Outlook — what to watch next
The next major test for Japan’s debt market is the 20-year bond auction scheduled for July 21, 2026. Market participants will scrutinize its bid-to-cover ratio for confirmation that demand extends beyond the 30-year tenor. The Bank of Japan’s policy meeting on July 30, 2026, will provide guidance on any further adjustments to its yield curve control framework or bond purchase pacing.
Key yield levels to monitor include the 2.20% resistance level for the 30-year JGB. A sustained break above could signal renewed selling pressure and test the Ministry of Finance’s debt management strategy. For the 10-year bond, the 1.05% level acts as an informal cap, with the Bank of Japan likely to intervene if volatility becomes excessive. The U.S. 10-year Treasury yield, a global benchmark, remains a critical external driver for relative value calculations.
Frequently Asked Questions
What does a high bid-to-cover ratio mean for bond markets?
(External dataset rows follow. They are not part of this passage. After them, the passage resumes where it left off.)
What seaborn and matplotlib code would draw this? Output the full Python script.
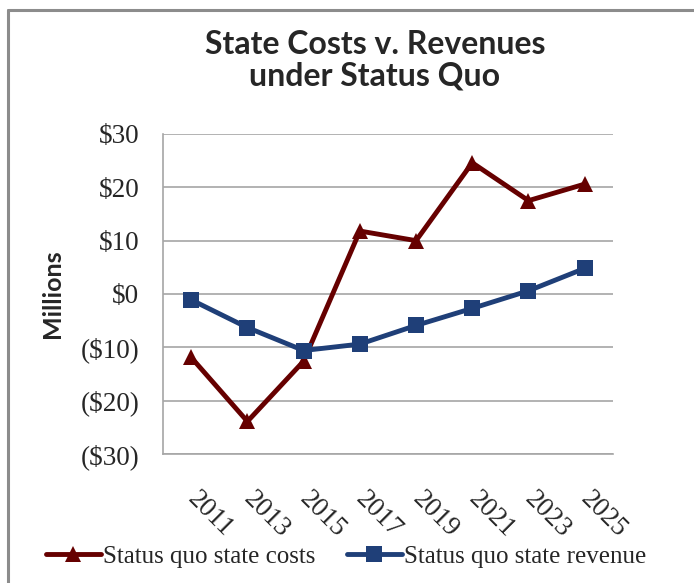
import pandas as pd
import seaborn as sns
import matplotlib.pyplot as plt
from matplotlib.lines import Line2D

years = ["2011", "2013", "2015", "2017", "2019", "2021", "2023", "2025"]
state_costs = [-11.9, -23.9, -12.6, 11.8, 10.0, 24.6, 17.5, 20.6]
state_revenue = [-1.1, -6.3, -10.6, -9.4, -5.9, -2.7, 0.6, 4.8]
y_ticks = [-30, -20, -10, 0, 10, 20, 30]
y_labels = ["($30)", "($20)", "($10)", "$0", "$10", "$20", "$30"]

cost_name = "Status quo state costs"
rev_name = "Status quo state revenue"

df = pd.DataFrame({
    "year": years * 2,
    "value": state_costs + state_revenue,
    "series": [cost_name] * len(years) + [rev_name] * len(years),
})

sns.set_style("white")
plt.rcParams["font.family"] = ["Liberation Serif", "DejaVu Serif"]

colors = {cost_name: "#660000", rev_name: "#1f3f78"}
markers = {cost_name: "^", rev_name: "s"}

fig = plt.figure(figsize=(6.94, 5.83), dpi=100)
ax = fig.add_axes([0.235, 0.2213, 0.648, 0.5489])

sns.lineplot(data=df, x="year", y="value", hue="series", style="series",
             palette=colors, markers=markers, dashes=False, linewidth=3.5,
             markersize=12, markeredgewidth=0, sort=False, legend=False, ax=ax)

ax.set_xlim(-0.5, len(years) - 0.5)
ax.set_ylim(-30, 30)
ax.set_yticks(y_ticks)
ax.set_yticklabels(y_labels, fontsize=19.5)
ax.yaxis.grid(True, color="#a6a6a6", linewidth=1.2)
ax.set_axisbelow(True)
for s in ["top", "right"]:
    ax.spines[s].set_visible(False)
for s in ["left", "bottom"]:
    ax.spines[s].set_color("#a6a6a6")
    ax.spines[s].set_linewidth(1.2)
ax.tick_params(axis="both", length=0)
ax.tick_params(axis="y", pad=17)
ax.set_xlabel("")
ax.set_ylabel("Millions", fontsize=18, fontweight="bold",
              family=["Lato", "DejaVu Sans"], labelpad=12)
ax.set_xticks(range(len(years)))
ax.set_xticklabels(years, fontsize=19.5, rotation=-45, ha="left", va="center",
                   rotation_mode="anchor")
ax.tick_params(axis="x", pad=30)

fig.text(0.54, 0.897, "State Costs v. Revenues\nunder Status Quo",
         ha="center", va="center", fontsize=23, fontweight="bold",
         family=["Lato", "DejaVu Sans"], linespacing=1.1)

handles = [
    Line2D([], [], color=colors[cost_name], marker="^", linewidth=3.5,
           markersize=12, markeredgewidth=0),
    Line2D([], [], color=colors[rev_name], marker="s", linewidth=3.5,
           markersize=12, markeredgewidth=0),
]
fig.legend(handles, [cost_name, rev_name], loc="center",
           bbox_to_anchor=(0.499, 0.045), ncol=2, frameon=False,
           fontsize=18, handlelength=2.2, handletextpad=0.1,
           columnspacing=1.25)

# outer chart frame
fig.add_artist(Line2D([0.011, 0.011], [0.0, 0.983], color="#8c8c8c",
                      linewidth=2.2, transform=fig.transFigure))
fig.add_artist(Line2D([0.011, 1.0], [0.983, 0.983], color="#8c8c8c",
                      linewidth=2.2, transform=fig.transFigure))

fig.savefig("out.png", dpi=100)
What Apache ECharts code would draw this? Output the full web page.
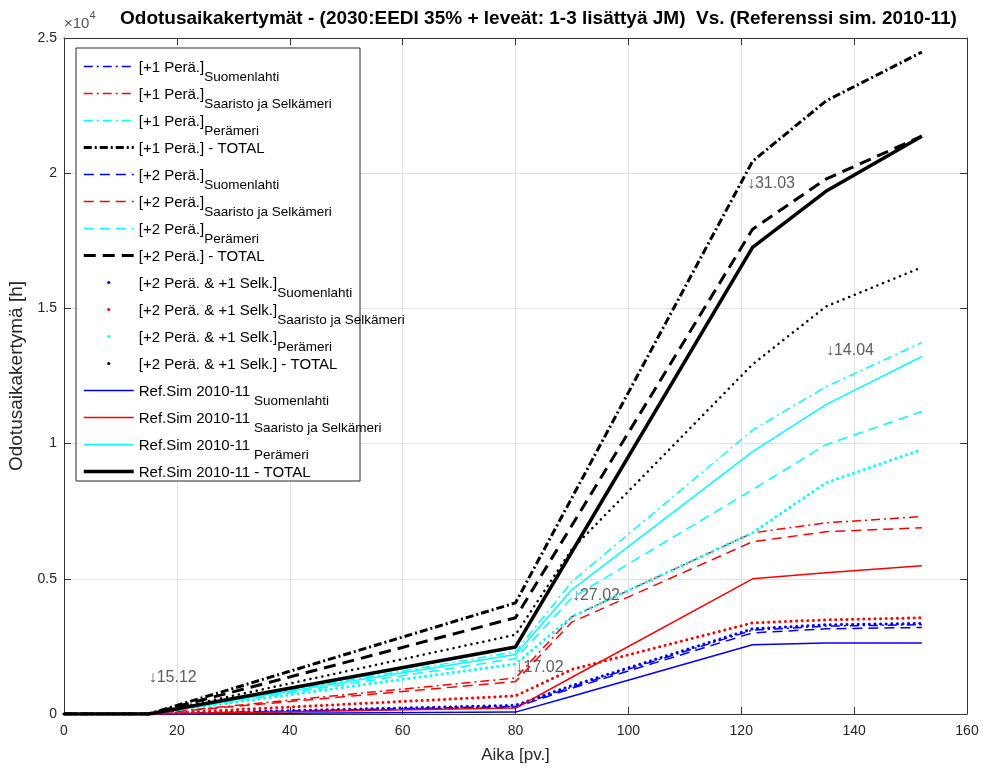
<!DOCTYPE html>
<html>
<head>
<meta charset="utf-8">
<title>Odotusaikakertymät</title>
<script src="https://cdn.jsdelivr.net/npm/echarts@6/dist/echarts.min.js"></script>
<style>
  html, body { margin: 0; padding: 0; background: #fff; }
  #chart { width: 983px; height: 769px; }
</style>
</head>
<body>
<div id="chart"></div>
<script>
// day of season (x) and cumulative waiting time in hours (y)
const days = [0, 15, 80, 90, 122, 135, 152]

const p1Suomenlahti = [0, 0, 280, 1000, 3100, 3250, 3300]
const p1Saaristo    = [0, 0, 1330, 3600, 6700, 7070, 7300]
const p1Perameri    = [0, 0, 2300, 4900, 10500, 12100, 13740]
const p1Total       = [0, 0, 4110, 8000, 20440, 22670, 24480]

const p2Suomenlahti = [0, 0, 250, 950, 3000, 3150, 3200]
const p2Saaristo    = [0, 0, 1200, 3400, 6370, 6740, 6890]
const p2Perameri    = [0, 0, 2050, 4300, 8300, 9960, 11190]
const p2Total       = [0, 0, 3560, 6980, 17930, 19780, 21370]

const p2s1Suomenlahti = [0, 0, 320, 1050, 3150, 3300, 3350]
const p2s1Saaristo    = [0, 0, 670, 1650, 3370, 3480, 3560]
const p2s1Perameri    = [0, 0, 1850, 3600, 6700, 8550, 9780]
const p2s1Total       = [0, 0, 2930, 6100, 12930, 15070, 16520]

const refSuomenlahti = [0, 0, 70, 660, 2560, 2630, 2630]
const refSaaristo    = [0, 0, 220, 1360, 5000, 5220, 5480]
const refPerameri    = [0, 0, 2200, 4600, 9700, 11440, 13220]
const refTotal       = [0, 0, 2480, 6000, 17260, 19330, 21370]

const annoDays  = [15, 80, 90, 121, 135]
const annoHours = [1330, 1700, 4370, 19630, 13440]
const annoTexts = ['↓15.12', '↓17.02', '↓27.02', '↓31.03', '↓14.04']

const yTickLabels = ['0', '0.5', '1', '1.5', '2', '2.5']

const FONT = 'Liberation Sans, Arial, Helvetica, sans-serif'
const AXIS = '#333333'
const TEXT = '#262626'

const BLUE = '#0000ff'
const RED = '#ff0000'
const CYAN = '#00ffff'
const BLACK = '#000000'

const DASHDOT = [9, 4, 2, 4]
const DASHDOT_BOLD = [8, 3, 2, 3]
const DASHED = [10, 6]
const DASHED_BOLD = [12, 7]
const DOTTED = [0.1, 5.5]

function pairs(values) {
    return days.map((d, i) => [d, values[i]])
}

function line(name, values, color, width, dash, dotted) {
    return {
        name: name,
        type: 'line',
        data: pairs(values),
        symbol: dotted ? 'circle' : 'none',
        symbolSize: 3,
        showSymbol: false,
        silent: true,
        lineStyle: { color: color, width: width, type: dash, cap: dotted ? 'round' : 'butt' },
        itemStyle: { color: color }
    }
}

const series = [
    line('[+1 Perä.]_Suomenlahti', p1Suomenlahti, BLUE, 1.5, DASHDOT),
    line('[+1 Perä.]_Saaristo ja Selkämeri', p1Saaristo, RED, 1.5, DASHDOT),
    line('[+1 Perä.]_Perämeri', p1Perameri, CYAN, 1.5, DASHDOT),
    line('[+1 Perä.] - TOTAL', p1Total, BLACK, 3, DASHDOT_BOLD),
    line('[+2 Perä.]_Suomenlahti', p2Suomenlahti, BLUE, 1.5, DASHED),
    line('[+2 Perä.]_Saaristo ja Selkämeri', p2Saaristo, RED, 1.5, DASHED),
    line('[+2 Perä.]_Perämeri', p2Perameri, CYAN, 1.5, DASHED),
    line('[+2 Perä.] - TOTAL', p2Total, BLACK, 3, DASHED_BOLD),
    line('[+2 Perä. & +1 Selk.]_Suomenlahti', p2s1Suomenlahti, BLUE, 3, DOTTED, true),
    line('[+2 Perä. & +1 Selk.]_Saaristo ja Selkämeri', p2s1Saaristo, RED, 3, DOTTED, true),
    line('[+2 Perä. & +1 Selk.]_Perämeri', p2s1Perameri, CYAN, 3, DOTTED, true),
    line('[+2 Perä. & +1 Selk.] - TOTAL', p2s1Total, BLACK, 2.5, [0.1, 6], true),
    line('Ref.Sim 2010-11_ Suomenlahti', refSuomenlahti, BLUE, 1.5, 'solid'),
    line('Ref.Sim 2010-11_ Saaristo ja Selkämeri', refSaaristo, RED, 1.5, 'solid'),
    line('Ref.Sim 2010-11_ Perämeri', refPerameri, CYAN, 1.5, 'solid'),
    line('Ref.Sim 2010-11 - TOTAL', refTotal, BLACK, 3.5, 'solid')
]

// date marks
series.push({
    name: 'dates',
    type: 'scatter',
    symbolSize: 0,
    silent: true,
    data: annoDays.map((d, i) => [d, annoHours[i], annoTexts[i]]),
    label: {
        show: true,
        position: 'right',
        distance: 0,
        formatter: p => p.data[2],
        color: '#333',
        fontSize: 16,
        fontFamily: FONT
    }
})

// dotted series show only a dot in the legend, the others only the line
const legendData = series.slice(0, 16).map(s => {
    if (s.symbol === 'circle') {
        return { name: s.name, lineStyle: { opacity: 0, width: 0 } }
    }
    return { name: s.name, itemStyle: { opacity: 0 }, lineStyle: { width: s.lineStyle.width } }
})

const chart = echarts.init(document.getElementById('chart'), null, { renderer: 'canvas' })

chart.setOption({
    animation: false,
    backgroundColor: '#ffffff',
    title: {
        text: 'Odotusaikakertymät - (2030:EEDI 35% + leveät: 1-3 lisättyä JM)  Vs. (Referenssi sim. 2010-11)',
        left: 120,
        top: 9,
        padding: 0,
        textStyle: { fontFamily: FONT, fontSize: 19, fontWeight: 'bold', color: '#000' }
    },
    grid: { left: 64, right: 16, top: 38, bottom: 55, containLabel: false, outerBoundsMode: 'none' },
    legend: {
        data: legendData,
        orient: 'vertical',
        left: 82,
        top: 59,
        padding: 0,
        itemWidth: 50,
        itemHeight: 4,
        itemGap: 2,
        selectedMode: false,
        formatter: name => {
            const parts = name.split('_')
            return '{m|' + parts[0] + '}{s|' + (parts[1] || ' ') + '}'
        },
        textStyle: {
            fontFamily: FONT,
            color: '#000',
            rich: {
                m: { fontFamily: FONT, fontSize: 15, lineHeight: 15, verticalAlign: 'top', padding: [1, 0, 0, 0], color: '#000' },
                s: { fontFamily: FONT, fontSize: 13.5, lineHeight: 13, verticalAlign: 'top', padding: [11, 0, 0, 0], color: '#000' }
            }
        }
    },
    graphic: [
        {
            type: 'rect',
            z: 3,
            silent: true,
            shape: { x: 76, y: 48, width: 284, height: 433 },
            style: { fill: '#ffffff', stroke: '#262626', lineWidth: 1 }
        },
        {
            type: 'text',
            z: 5,
            left: 64,
            top: 10,
            silent: true,
            style: {
                text: '{a|×10}{b|4}',
                rich: {
                    a: { fontFamily: FONT, fontSize: 15, lineHeight: 15, verticalAlign: 'top', padding: [6, 0, 0, 0], fill: '#555' },
                    b: { fontFamily: FONT, fontSize: 11, lineHeight: 11, verticalAlign: 'top', fill: '#555' }
                }
            }
        }
    ],
    xAxis: [
        {
            type: 'value',
            min: 0,
            max: 160,
            interval: 20,
            name: 'Aika [pv.]',
            nameLocation: 'middle',
            nameGap: 33,
            nameTextStyle: { fontFamily: FONT, fontSize: 17, color: TEXT },
            axisLine: { show: true, onZero: false, lineStyle: { color: AXIS, width: 1 } },
            axisTick: { show: true, inside: true, length: 7, lineStyle: { color: AXIS } },
            axisLabel: { fontFamily: FONT, fontSize: 14, color: TEXT, margin: 10 },
            splitLine: { show: true, lineStyle: { color: '#e0e0e0', width: 1 } }
        },
        {
            type: 'value',
            position: 'top',
            min: 0,
            max: 160,
            interval: 20,
            axisLine: { show: true, onZero: false, lineStyle: { color: AXIS, width: 1 } },
            axisTick: { show: true, inside: true, length: 7, lineStyle: { color: AXIS } },
            axisLabel: { show: false },
            splitLine: { show: false }
        }
    ],
    yAxis: [
        {
            type: 'value',
            min: 0,
            max: 25000,
            interval: 5000,
            name: 'Odotusaikakertymä [h]',
            nameLocation: 'middle',
            nameGap: 37,
            nameTextStyle: { fontFamily: FONT, fontSize: 19, color: TEXT },
            axisLine: { show: true, onZero: false, lineStyle: { color: AXIS, width: 1 } },
            axisTick: { show: true, inside: true, length: 7, lineStyle: { color: AXIS } },
            axisLabel: {
                fontFamily: FONT,
                fontSize: 14,
                color: TEXT,
                margin: 7,
                formatter: v => yTickLabels[Math.round(v / 5000)]
            },
            splitLine: { show: true, lineStyle: { color: '#e0e0e0', width: 1 } }
        },
        {
            type: 'value',
            position: 'right',
            min: 0,
            max: 25000,
            interval: 5000,
            axisLine: { show: true, onZero: false, lineStyle: { color: AXIS, width: 1 } },
            axisTick: { show: true, inside: true, length: 7, lineStyle: { color: AXIS } },
            axisLabel: { show: false },
            splitLine: { show: false }
        }
    ],
    series: series
})

window.addEventListener('resize', () => chart.resize())
</script>
</body>
</html>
A high bid-to-cover ratio indicates strong investor demand relative to the amount of debt offered. It suggests the issuer, in this case Japan’s government, can sell its bonds at favorable yields without needing to offer significant concessions. This reinforces market confidence in the country’s creditworthiness and supports secondary market prices for existing bonds. A consistently high ratio across multiple tenors can lower long-term borrowing costs for the sovereign and related corporate issuers.
How do Japanese Government Bond auctions compare to U.S. Treasury auctions?
The process is structurally similar, but the investor base differs significantly. U.S. Treasury auctions enjoy deep, global participation from central banks, sovereign wealth funds, and international asset managers. JGB auctions are predominantly driven by domestic Japanese institutions like banks, insurers, and pension funds due to home currency bias and regulatory requirements. This can make JGB demand more sensitive to domestic monetary policy and yield levels, while U.S. auctions are influenced by global risk sentiment and dollar liquidity.
Why is the 30-year tenor particularly important for Japan?
The 30-year bond is a key benchmark for Japan’s aging population and its financial institutions. Life insurance companies and pension funds, which manage liabilities stretching decades into the future, use these ultra-long bonds to match the duration of their obligations. Strong demand at this tenor suggests these critical institutions are confident in locking in yields for the very long term, which is vital for the stability of Japan’s entire retirement and insurance system.